The hackathon was a very interesting experience for me. Participants got started after lunch on Saturday and turned in their projects Sunday at 1. There was no guidance on what to build or who to build it with, other than that teams could consist of 1-4 participants. There were a few prizes offered by sponsors such as ourselves for which a team could go after – ours was for best data visualization but others sought best hack using Docker, best use of public financial data, or best use of Google Cloud Platform, just to name a few. There was nothing stopping a project from applying for multiple categories: I know we saw a project for our data visualization judging that used financial data and Docker containers – not sure if they hosted anything on Google Cloud Platform.
The goal of a hackathon isn’t only to win prizes, of course. It’s also supposed to give teams a chance to learn and apply new skills. The team that won our prize used Unity, a gaming engine. Other teams used d3.js or plot.ly or Google Maps + some HTML or even Minecraft (linking directly to that project – innovative idea). Some teams got farther than others: one team had a great concept and a locally installed Jupyter notebook (via Docker, if I remember correctly: check off a potential prize category) with a well-built out machine learning model that they could reason about and defend. But they just hadn’t gotten to hooking up their prototype UI to their data. Another team had a drop-down list to trigger a visualization, but could only as yet talk to their concept of the visualization. That didn’t win them our prize, but still gave those teams a good bit of interesting experiences to talk to us about.

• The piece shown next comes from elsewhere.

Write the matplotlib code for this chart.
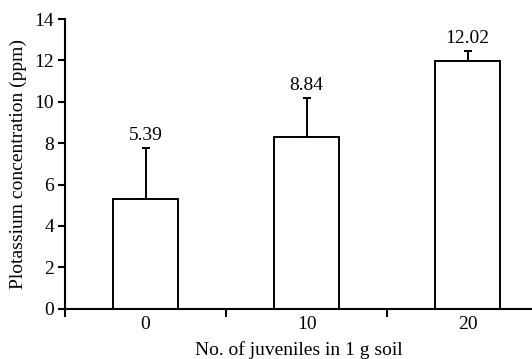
import numpy as np
import matplotlib.pyplot as plt

plt.rcParams['font.family'] = ['Liberation Serif', 'DejaVu Serif']

categorias = ['0', '10', '20']
valores = [5.30, 8.31, 11.97]   # altura das barras
erros = [2.48, 1.88, 0.48]      # erro so para cima
rotulos = ['5.39', '8.84', '12.02']

x = np.arange(len(categorias))

fig = plt.figure(figsize=(5.32, 3.59), dpi=100)
ax = fig.add_axes([0.1222, 0.140, 0.8778, 0.807])

ax.bar(x, valores, width=0.4, color='white', edgecolor='black', linewidth=1.4, zorder=2)
ax.errorbar(x, valores, yerr=[np.zeros(len(erros)), erros], fmt='none',
            ecolor='black', elinewidth=1.4, capsize=2.9, capthick=1.4, zorder=1)

for xi, v, e, r in zip(x, valores, erros, rotulos):
    ax.annotate(r, (xi, v + e), xytext=(0, 3), textcoords='offset points',
                ha='center', va='bottom', fontsize=14)

ax.set_xlim(-0.5, 2.4)
ax.set_ylim(0, 14)
ax.set_yticks(np.arange(0, 15, 2))
ax.set_xticks(x)
ax.set_xticklabels(categorias)
ax.set_xticks([-0.5, 0.5, 1.5], minor=True)
ax.tick_params(axis='x', which='major', length=0, labelsize=14, pad=5)
ax.tick_params(axis='x', which='minor', length=5.5, width=1.5, direction='out')
ax.tick_params(axis='y', length=5, width=1.5, labelsize=14, pad=3)

for s in ['top', 'right']:
    ax.spines[s].set_visible(False)
for s in ['left', 'bottom']:
    ax.spines[s].set_linewidth(1.5)
ax.spines['bottom'].set_bounds(-0.5, 2.4)

ax.set_ylabel('Plotassium concentration (ppm)', fontsize=14, labelpad=5)
ax.set_xlabel('No. of juveniles in 1 g soil', fontsize=14, labelpad=6)

plt.savefig('out.png', dpi=100)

Remember, these students had 24 hours to bring together a team, put together a project concept, and then execute on their concept. Now, I know practically that some of these folks team regularly together. And at least one team indicated they’d been scraping Twitter data ahead of the event to give them a leg up on building out their display that needed geo-located tweets. Still, though: I saw team formation happening in the hackathon Slack channel and at the tables in front of our sponsor area.
What was more amazing to me was that a few teams came up to our table and asked my guidance on what tools to use. Some of that happened late in the afternoon on Saturday. Meaning, they were picking their toolkits on the fly, and then building out their app without prior experience in at least portions of the stack. For a project that had a hard timeline, though admittedly loose requirements. Wow – the very thought gives me personally the shudders, were I in their shoes. Uh, I’d want to form my team knowing that folks had complementary skills that could come together to solve a generic set of problems. One team told me they didn’t know how to interact with databases and knew they wanted one, so they coded up a flat file database on the fly. I have to believe I’d have taken a different route, but kudos to them for pulling something off with it.
I’m trying to imagine how to use that hackathon idea for an event at my company or through BWIC. I’d have a hard time personally carving out a full weekend: attending the event during the day was a big enough lift, but many of the students stayed overnight. One indicated to me she’d had a great idea and burst of energy after her 20 minute power nap. Ugh. Been there, done that, don’t wanna go back! But maybe spreading it out over a week would work. Or constraining it to a day. It just looked like so much fun!